Under public pressure, the KMT-controlled Legislative Yuan amended the Act Governing Good Sanitation in January to deny access to Taiwan, of beef products - including ground beef, offal and other beef parts such as skulls, brains, eyes and spines - from countries with documented BSE cases over the past decades.

In response to lawmakers' questions at the Legislative Yuan, Minister of Economic Affairs Shih Yenshiang said the measures will be implemented based on "three controls and five certifications."

Controls on beef imports are set at the source, at borders and in markets, reports China Daily .

Certifications refer to verifying documents, checking that shipments are marked with detailed product information, opening a high percentage of cartons of imported beef for inspection and conducting food safety tests to identify suspected problem products immediately.

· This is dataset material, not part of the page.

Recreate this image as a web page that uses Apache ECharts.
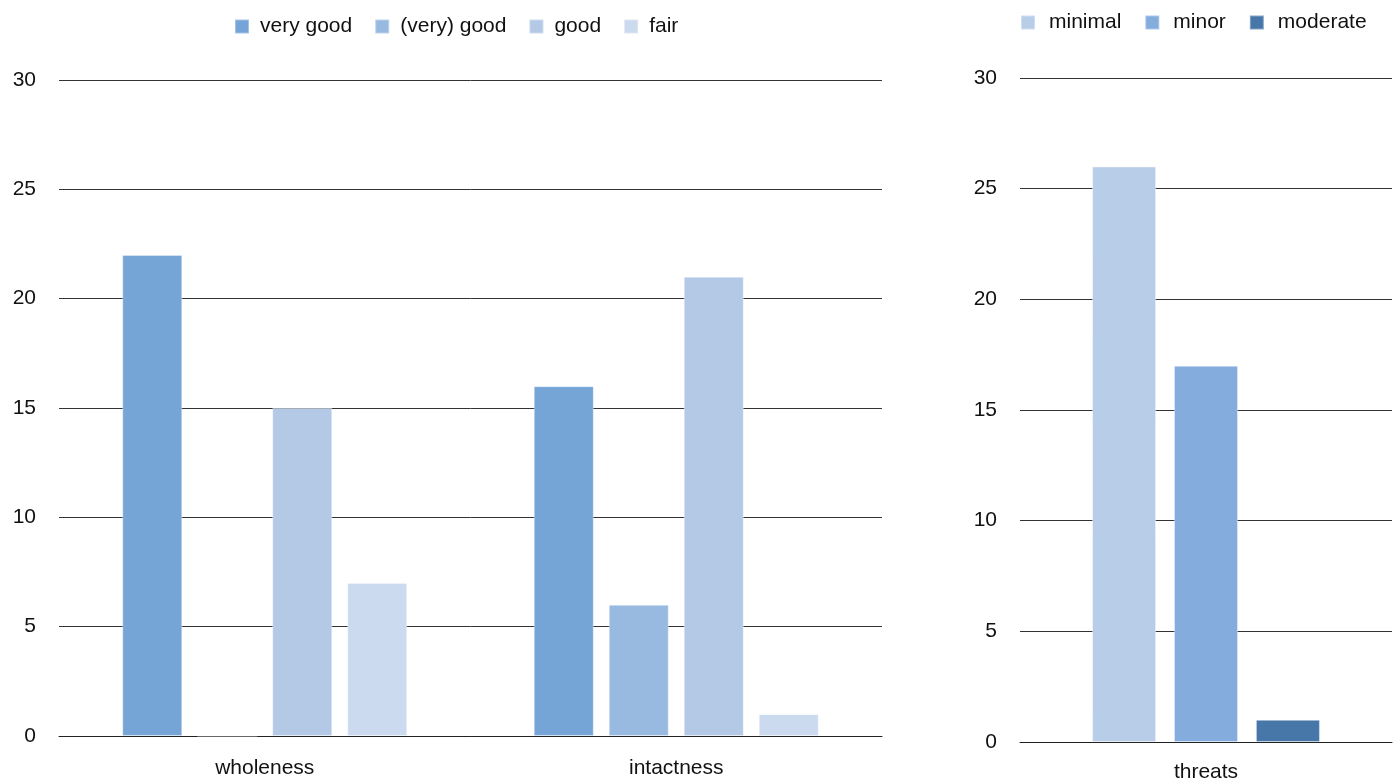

Asked about the US government's announcement that beef exports to Taiwan will include tongues, testicles and tails, Mr Yenshiang cited Department of Health data, explaining that these products are not categorised as "internal organs" that are not allowed to be exported to Taiwan according to a Taiwan-US protocol signed last year.

The Bureau of Foreign Trade will decide whether or not to allow the import of such US beef products based on the existing standard, the Minister said.

The US Department of Agriculture announced on April 16 that exports of beef products to Taiwan will include bone-in meat, hanging tenders, tongues, penises, testicles, tails, tendons, and diaphragms derived from cattle less than 30 months of age slaughtered on or after April 1.

The beef parts are technically allowed to be exported into Taiwan under the category of bone-in beef, which does not require special permission and is subject only to random checks, according to ministry officials.